Lane knows the Commonwealth Games environment – she went to Delhi in 2010 as a physio in the New Zealand team’s medical pool.
“I had a much stronger Aussie accent in those days, and learning the haka I was like, ‘You guys have seen my passport, are you sure I’m allowed to?’ But it was another way to serve sport,” she says.
“This is a totally different experience again for me; learning how to serve in this environment has been a steep curve.”
Lane and her husband are now settled in New Zealand, after returning from the US in 2021 on a six-month sabbatical – and then couldn’t leave.

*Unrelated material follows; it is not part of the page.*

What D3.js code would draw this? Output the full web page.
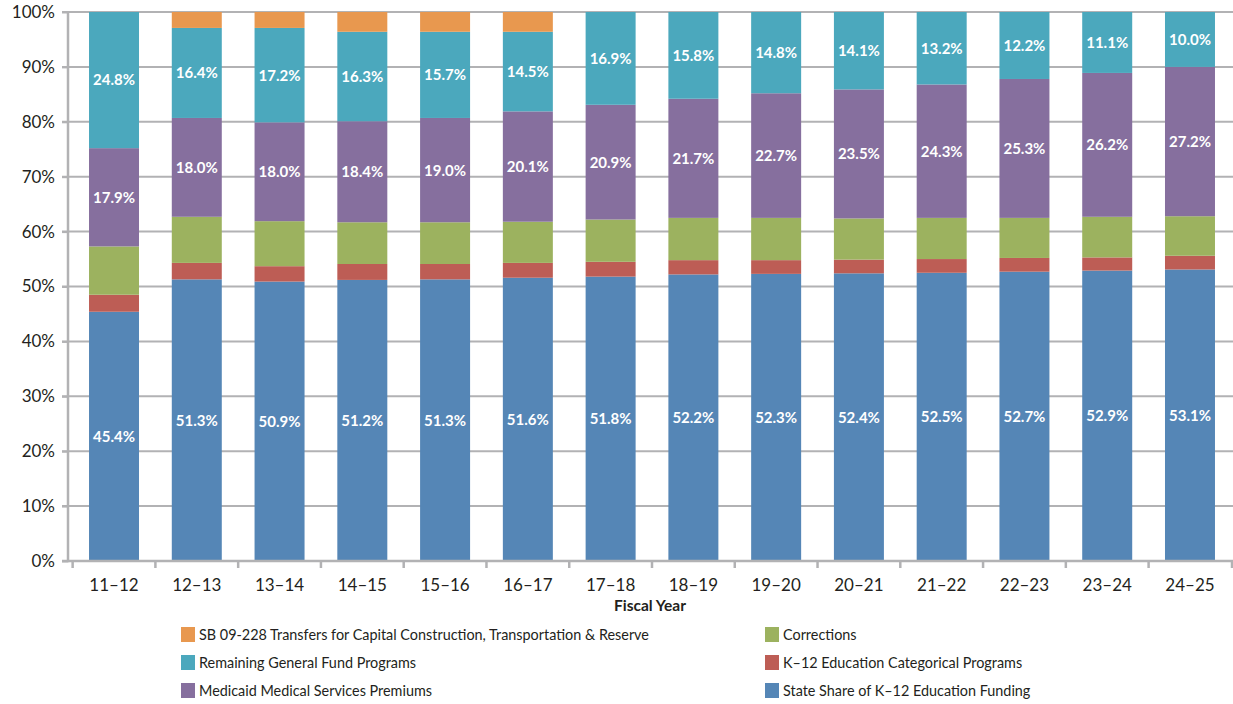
<!DOCTYPE html>
<html>
<head>
<meta charset="utf-8">
<script src="https://cdn.jsdelivr.net/npm/d3@7"></script>
<style>
  html, body { margin: 0; padding: 0; background: #fff; }
  svg { display: block; font-family: Lato, "Noto Sans", sans-serif; }
</style>
</head>
<body>
<svg id="chart" width="1233" height="704"></svg>
<script>
// Fiscal years on the x axis
const years = ["11–12","12–13","13–14","14–15","15–16","16–17","17–18","18–19","19–20","20–21","21–22","22–23","23–24","24–25"];

// Share of General Fund (%) for each program, bottom to top
const stateShareK12 = [45.4, 51.3, 50.9, 51.2, 51.3, 51.6, 51.8, 52.2, 52.3, 52.4, 52.5, 52.7, 52.9, 53.1];
const k12Categorical = [3.1, 3.0, 2.8, 2.9, 2.8, 2.7, 2.7, 2.6, 2.5, 2.5, 2.5, 2.5, 2.4, 2.5];
const corrections = [8.8, 8.4, 8.2, 7.6, 7.6, 7.5, 7.7, 7.7, 7.7, 7.5, 7.5, 7.3, 7.4, 7.2];
const medicaid = [17.9, 18.0, 18.0, 18.4, 19.0, 20.1, 20.9, 21.7, 22.7, 23.5, 24.3, 25.3, 26.2, 27.2];
const remainingGF = [24.8, 16.4, 17.2, 16.3, 15.7, 14.5, 16.9, 15.8, 14.8, 14.1, 13.2, 12.2, 11.1, 10.0];
const sbTransfers = [0, 2.9, 2.9, 3.6, 3.6, 3.6, 0, 0, 0, 0, 0, 0, 0, 0];

// Series that carry value labels inside the bars
const labelledSeries = ["state", "medicaid", "remaining"];

const yTicks = [0, 10, 20, 30, 40, 50, 60, 70, 80, 90, 100];

const series = [
  { key: "state", name: "State Share of K–12 Education Funding", values: stateShareK12, color: "#5586b6" },
  { key: "cat", name: "K–12 Education Categorical Programs", values: k12Categorical, color: "#bd5d55" },
  { key: "corr", name: "Corrections", values: corrections, color: "#9cb25f" },
  { key: "medicaid", name: "Medicaid Medical Services Premiums", values: medicaid, color: "#866f9e" },
  { key: "remaining", name: "Remaining General Fund Programs", values: remainingGF, color: "#4ba8bd" },
  { key: "sb", name: "SB 09-228 Transfers for Capital Construction, Transportation & Reserve", values: sbTransfers, color: "#e8984f" }
];

const rows = years.map((y, i) => {
  const r = { year: y };
  series.forEach(s => r[s.key] = s.values[i]);
  return r;
});

const stack = d3.stack().keys(series.map(s => s.key))(rows);

const svg = d3.select("#chart");
const W = 1233, H = 704;
const margin = { left: 68, top: 12, bottom: 143 };
const x = d3.scaleBand().domain(years).range([margin.left, 1236]).paddingInner(0.396).paddingOuter(0.254);
const y = d3.scaleLinear().domain([0, 100]).range([H - margin.bottom, margin.top]);

const gridColor = "#b2b2b4";
const textColor = "#231f20";

// Horizontal gridlines
svg.append("g").selectAll("line").data(yTicks).join("line")
  .attr("x1", margin.left - 6).attr("x2", W)
  .attr("y1", d => y(d)).attr("y2", d => y(d))
  .attr("stroke", gridColor).attr("stroke-width", 2);

// Stacked bars
const colorOf = Object.fromEntries(series.map(s => [s.key, s.color]));
svg.append("g").selectAll("g").data(stack).join("g")
  .attr("fill", d => colorOf[d.key])
  .selectAll("rect").data(d => d).join("rect")
  .attr("x", d => x(d.data.year))
  .attr("width", x.bandwidth())
  .attr("y", d => y(d[1]))
  .attr("height", d => y(d[0]) - y(d[1]));

// Value labels
svg.append("g").selectAll("g").data(stack.filter(s => labelledSeries.includes(s.key))).join("g")
  .selectAll("text").data(d => d).join("text")
  .attr("x", d => x(d.data.year) + x.bandwidth() / 2)
  .attr("y", d => y((d[0] + d[1]) / 2))
  .attr("dy", "0.36em")
  .attr("text-anchor", "middle")
  .attr("fill", "#fff")
  .attr("font-weight", "bold")
  .attr("font-size", 15)
  .text(d => (d[1] - d[0]).toFixed(1) + "%");

// Y axis
const yAxis = svg.append("g").attr("transform", `translate(${margin.left},0)`)
  .call(d3.axisLeft(y).tickValues(yTicks).tickFormat(d => d + "%").tickSize(6).tickPadding(7));
yAxis.select(".domain").attr("stroke", gridColor).attr("stroke-width", 2.5).attr("d", `M-6,${y(0)}H0V${y(100)}`);
yAxis.selectAll(".tick line").attr("stroke", gridColor).attr("stroke-width", 2);
yAxis.selectAll(".tick text").attr("font-size", 17).attr("fill", textColor).attr("font-family", "Lato, sans-serif");

// X axis with ticks at band boundaries
const xAxisG = svg.append("g").attr("transform", `translate(0,${y(0)})`);
xAxisG.append("line").attr("x1", margin.left).attr("x2", W).attr("stroke", gridColor).attr("stroke-width", 2.5);
const step = x.step();
const boundaries = years.map(yr => x(yr) - step * x.paddingInner() / 2).concat([W - 1]);
xAxisG.selectAll("line.b").data(boundaries).join("line").attr("class", "b")
  .attr("x1", d => d).attr("x2", d => d).attr("y1", 0).attr("y2", 7)
  .attr("stroke", gridColor).attr("stroke-width", 2.5);
xAxisG.selectAll("text").data(years).join("text")
  .attr("x", d => x(d) + x.bandwidth() / 2)
  .attr("y", 30)
  .attr("text-anchor", "middle")
  .attr("font-size", 17).attr("fill", textColor)
  .text(d => d);

svg.append("text")
  .attr("x", 650).attr("y", 611)
  .attr("text-anchor", "middle")
  .attr("font-size", 15.5).attr("font-weight", "bold").attr("fill", textColor)
  .text("Fiscal Year");

// Legend in two columns
const legendOrder = [
  ["sb", 181, 635], ["corr", 765, 635],
  ["remaining", 181, 663], ["cat", 765, 663],
  ["medicaid", 181, 691], ["state", 765, 691]
];
const byKey = Object.fromEntries(series.map(s => [s.key, s]));
const lg = svg.append("g").selectAll("g").data(legendOrder).join("g")
  .attr("transform", d => `translate(${d[1]},${d[2]})`);
lg.append("rect").attr("x", 0).attr("y", -8).attr("width", 14).attr("height", 15)
  .attr("fill", d => byKey[d[0]].color);
lg.append("text").attr("x", 18).attr("y", 0).attr("dy", "0.35em")
  .attr("font-size", 14.4).attr("fill", textColor)
  .text(d => byKey[d[0]].name);
</script>
</body>
</html>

She’s finally found her ideal work-life balance. Last weekend, she ate fish and chips on Takapuna Beach then had her first – and possibly last – surfing lesson at Muriwai, tackling her fear of the ocean. “And then I get to work in a high performance environment where I can make a difference,” she says.
As a high performance sport consultant, Lane also works with sprinter Zoe Hobbs and Black Caps bowler Kyle Jamieson. “I’m popping in and out of all sorts of sports,” she says. “I’ve found a similar theme: people are generous with their understanding of my ignorance, and they’re willing to help me help them.”
The Silver Ferns go into the Commonwealth Games ranked No.2 in the world, having beaten Australia, England and South Africa in the past 12 months. A gold medal – to go with the titles they won in 2006 and 2010 – is within their reach.
“The goal they’ve set is aspirational, but there’s absolutely no guarantee,” Lane says. “They need the space to be brave enough to fail… because if they have that freedom, that’s when they hit their X factor, when they reach and they push, come hell or high water.
“They need the nation’s support – and I don’t think the nation can love them unconditionally yet. But that’s what fandom is. It’s not about believing in them, it’s believing they are valuable enough to us, no matter what medal they wear around their neck, they’re our national team and we back them. That’s the most important thing we can do for them.
“The mess isn’t the identity of the Silver Ferns – it’s one page in an anthology. Now they’re free to write the next chapter.”